Restringere i compiti dell’epidemiologo ai soli medici, o tutt’al più a figure del settore biologico, è solo una politica di difesa corporativa. Non sarebbe allora più opportuno definire un ruolo da epidemiologo e permettere di inserirvisi anche a laureati di altre discipline?
Certo saranno riservate ai medici le attività di epidemiologia clinica, ma i non medici svolgeranno – magari anche meglio – le attività di epidemiologia di popolazione o di valutazione. L'attuale formazione della Facoltà di Medicina e Chirurgia è tutta focalizzata sull'individuo e del tutto marginale sono i pochissimi accenni ai problemi della sanità pubblica. Ho tenuto in Facoltà per diversi anni l'insegnamento di Economia Sanitaria e, a ogni lezione, mi sembrava che agli studenti non interessasse nulla della materia. Una volta, il preside di Facoltà, non so se parlando seriamente o prendendomi in giro, mi disse che il mio corso doveva limitarsi a insegnare come gestire i guadagni della libera professione.

Competenze o capacità nei settori della statistica, dell’economia, della sociologia, dell’informatica, della comunicazione e altri ancora sono essenziali nei servizi di epidemiologia e spesso non sono garantite dai medici epidemiologi. Io mi definisco con un pizzico di orgogliosa ironia “epieconomista”, e credo che mi sia stato sempre molto utile poter avere un mix di competenze diverse. All'estero, in molti Paesi, la formazione dell'epidemiologo non è limitata alla specializzazione post-laurea di medicina, ma ci sono corsi di laurea in sanità pubblica ed epidemiologia e master e dottorati in epidemiologia, spesso con la specifica se si tratti di epidemiologia sociale oppure clinica.

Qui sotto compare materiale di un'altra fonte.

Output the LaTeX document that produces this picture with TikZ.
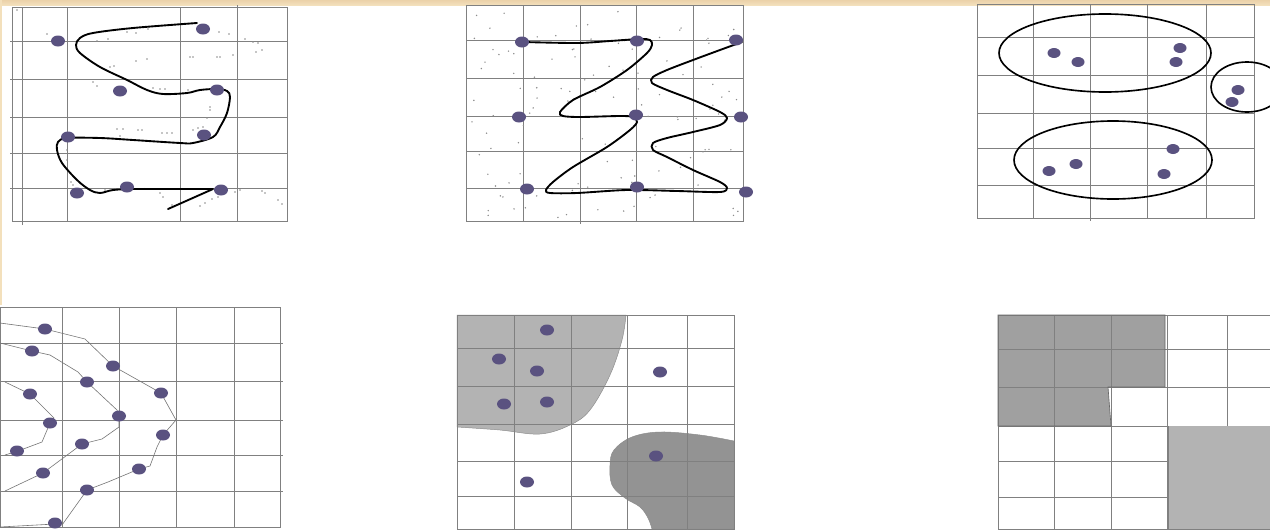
\documentclass[tikz,border=0pt]{standalone}
\usepackage{tikz}
\usetikzlibrary{positioning}
\definecolor{blobcol}{RGB}{90,82,128}
\definecolor{gridcol}{RGB}{128,128,128}
\definecolor{paper}{RGB}{243,224,188}
\definecolor{lightreg}{RGB}{179,179,179}
\definecolor{darkreg}{RGB}{147,147,147}
\definecolor{stepreg}{RGB}{160,160,160}

\begin{document}
\begin{tikzpicture}[
  x=0.03cm, y=-0.03cm,
  gridline/.style={draw=gridcol, line width=0.55pt},
  blob/.style={fill=blobcol},
  speck/.style={fill=black!45},
  sweep/.style={draw=black, line width=1.6pt, line join=round, line cap=round},
  cluster/.style={draw=black, line width=1.4pt},
  contour/.style={draw=black!55, line width=0.5pt},
  region/.style={draw=black!45, line width=0.4pt},
]
\clip (0,0) rectangle (1270,530);
\fill[white] (0,0) rectangle (1270,530);

% parchment edge
\shade[top color=paper!85!brown, bottom color=paper] (0,0) rectangle (1270,5);
\fill[paper] (0,0) rectangle (2,305);

% Panel 1: serpentine sweep
\draw[gridline] (12,7) rectangle (287,221);
\foreach \x in {67,180} \draw[gridline] (\x,7) -- (\x,221);
\draw[gridline] (22,7) -- (22,225);
\draw[gridline] (237,5) -- (237,221);
\foreach \y in {41,79,117,153,188} \draw[gridline] (10,\y) -- (287,\y);
\foreach \p in {(17,10),(47,34),(97,41),(108,39),(127,32),(136,33),(148,29),(219,32),(229,34),
  (245,39),(253,42),(258,43),(256,52),(262,50),(190,57),(193,57),(217,57),(220,57),(233,55),
  (110,67),(114,66),(136,61),(147,59),(93,82),(97,86),(153,88),(160,89),(165,89),(188,90),
  (210,107),(210,110),(207,118),(203,127),(198,128),(193,130),(117,129),(123,129),(138,130),
  (142,130),(162,133),(167,133),(172,133),(120,136),(67,150),(67,160),(71,182),(73,185),
  (105,190),(160,193),(163,197),(172,205),(200,206),(205,203),(212,199),(218,197),(235,192),
  (240,190),(262,191),(265,193),(278,200),(282,204)}
  \fill[speck] \p circle (0.8);
\draw[sweep] plot[smooth, tension=0.55] coordinates {(197,23) (133,28) (93,33) (80,38) (76,45)
  (80,53) (100,67) (127,80) (147,90) (163,94) (187,93) (200,90) (217,89) (227,91) (230,97)
  (227,113) (220,127) (213,137) (193,143) (180,143) (133,140) (100,138) (67,138) (58,142)
  (57,150) (62,163) (77,180) (90,190) (100,193) (113,190) (133,189) (167,189) (213,189)}
  -- (168,209);
\foreach \p in {(58,41),(203,29),(120,91),(217,90),(68,137),(204,135),(77,193),(127,187),(221,190)}
  \fill[blob] \p ellipse [x radius=7, y radius=5.5];

% Panel 2: zig-zag sweep
\draw[gridline] (466,5) rectangle (743,221);
\foreach \x in {523,636,693} \draw[gridline] (\x,5) -- (\x,221);
\draw[gridline] (580,5) -- (580,224);
\foreach \y in {40,78,116,151,188} \draw[gridline] (466,\y) -- (743,\y);
\pgfmathsetseed{42}
\foreach \i in {1,...,120} {
  \pgfmathsetmacro\sx{470+268*rnd}
  \pgfmathsetmacro\sy{8+210*rnd}
  \fill[speck] (\sx,\sy) circle (0.8);
}
\draw[sweep] plot[smooth, tension=0.5] coordinates {(523,42) (577,43) (610,41) (640,39) (650,40)
  (652,45) (647,53) (627,70) (600,87) (573,100) (560,112) (563,116) (580,117) (620,116)
  (633,117) (637,122) (630,130) (607,147) (573,167) (553,182) (546,190) (550,193) (577,193)
  (627,190) (677,191) (720,192) (727,188) (720,182) (693,170) (667,157) (653,150) (653,143)
  (667,138) (693,132) (720,125) (727,118) (720,112) (693,100) (667,90) (652,83) (653,77)
  (667,70) (693,60) (720,50) (742,42)};
\foreach \p in {(522,42),(637,41),(736,40),(519,117),(636,115),(741,117),(527,189),(637,187),(746,192)}
  \fill[blob] \p ellipse [x radius=7, y radius=5.5];

% Panel 3: clusters
\draw[gridline] (977,4) rectangle (1254,218);
\foreach \x in {1033,1147,1206} \draw[gridline] (\x,4) -- (\x,218);
\draw[gridline] (1090,4) -- (1090,221);
\foreach \y in {37,75,113,148,185} \draw[gridline] (977,\y) -- (1254,\y);
\draw[cluster] (1105,53) ellipse [x radius=106, y radius=39];
\draw[cluster] (1113,160) ellipse [x radius=99, y radius=39];
\draw[cluster] (1247,87) ellipse [x radius=36, y radius=25];
\foreach \p in {(1054,53),(1078,62),(1180,48),(1176,62),(1238,90),(1232,102),
  (1049,171),(1076,164),(1173,149),(1164,174)}
  \fill[blob] \p ellipse [x radius=6.5, y radius=5];

% Panel 4: density contours
\draw[gridline] (0,307) rectangle (280,527);
\foreach \x in {62,119,176,234} \draw[gridline] (\x,307) -- (\x,527);
\foreach \y in {343,381,420,455,491} \draw[gridline] (0,\y) -- (283,\y);
\draw[contour] (0,323) -- (45,329) -- (85,339) -- (113,366) -- (161,393) -- (176,420)
  -- (163,435) -- (157,447) -- (150,466) -- (139,469) -- (108,482) -- (87,490) -- (62,525)
  -- (55,524) -- (0,527);
\draw[contour] (0,343) -- (32,351) -- (50,355) -- (78,372) -- (87,382) -- (117,410)
  -- (119,416) -- (119,427) -- (102,439) -- (82,444) -- (43,473) -- (5,491);
\draw[contour] (5,382) -- (30,394) -- (54,418) -- (50,423) -- (42,442) -- (18,451) -- (5,455);
\foreach \p in {(45,329),(32,351),(113,366),(87,382),(30,394),(161,393),(119,416),(50,423),
  (163,435),(82,444),(17,451),(139,469),(43,473),(87,490),(55,523)}
  \fill[blob] \p ellipse [x radius=7, y radius=5.5];

% Panel 5: dense regions
\filldraw[region, fill=lightreg] (457,315) -- (626,315) -- plot[smooth, tension=0.6]
  coordinates {(626,315) (622,340) (610,375) (590,410) (570,425) (540,434) (500,430) (457,427)}
  -- cycle;
\filldraw[region, fill=darkreg] plot[smooth, tension=0.6] coordinates {(734,441) (700,435)
  (660,432) (632,437) (614,450) (610,465) (612,485) (625,498) (640,507) (648,518) (652,529)}
  -- (734,529) -- cycle;
\draw[gridline] (457,315) rectangle (734,529);
\foreach \x in {514,571,627,687} \draw[gridline] (\x,315) -- (\x,529);
\foreach \y in {348,386,424,461,496} \draw[gridline] (457,\y) -- (734,\y);
\foreach \p in {(547,330),(499,359),(537,371),(504,404),(547,402),(660,372),(656,456),(527,482)}
  \fill[blob] \p ellipse [x radius=7, y radius=5.5];

% Panel 6: grid cells
\fill[stepreg] (998,315) -- (1165,315) -- (1165,387) -- (1108,387) -- (1111,426)
  -- (998,426) -- cycle;
\draw[gridline] (998,315) rectangle (1280,529);
\foreach \x in {1054,1111,1167,1227} \draw[gridline] (\x,315) -- (\x,529);
\foreach \y in {349,387,426,461,497} \draw[gridline] (998,\y) -- (1280,\y);
\draw[gridline, black!60] (998,315) -- (1165,315) -- (1165,387) -- (1108,387) -- (1111,426)
  -- (998,426) -- cycle;
\fill[lightreg] (1168,426) rectangle (1275,529);
\draw[gridline] (1168,426) -- (1168,529);

\end{tikzpicture}
\end{document}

Quindi, vediamo come si possa superare il blocco alla professione di epidemiologo per i non medici e, semmai, ripensiamo ai percorsi formativi post-laurea per gli epidemiologi, medici e non medici. Il SSN ha bisogno di epidemiologi competenti e desiderosi di contribuire al miglioramento della sanità portando competenze indispensabili alla programmazione e alla valutazione dei servizi. Personalmente, auspico una laurea breve in salute pubblica con la specialistica in epidemiologia o in economia sanitaria o in management e penso che sarebbe ora di valutare seriamente questa possibile innovazione formativa. Si prenda magari anche spunto dalle facoltà di Ingegneria, che ha introdotto dei corsi di laurea in Ingegneria gestionale: dalla progettazione del "singolo pezzo" all'analisi e gestione del sistema produttivo; similmente: dalla cura del "singolo soggetto" all'analisi e gestione della sanità pubblica.

Naturalmente, poi, è essenziale che nel SSN venga riconosciuto il ruolo dell'epidemiologo cui assegnare compiti essenziali nell'ambito della programmazione e della valutazione dei servizi.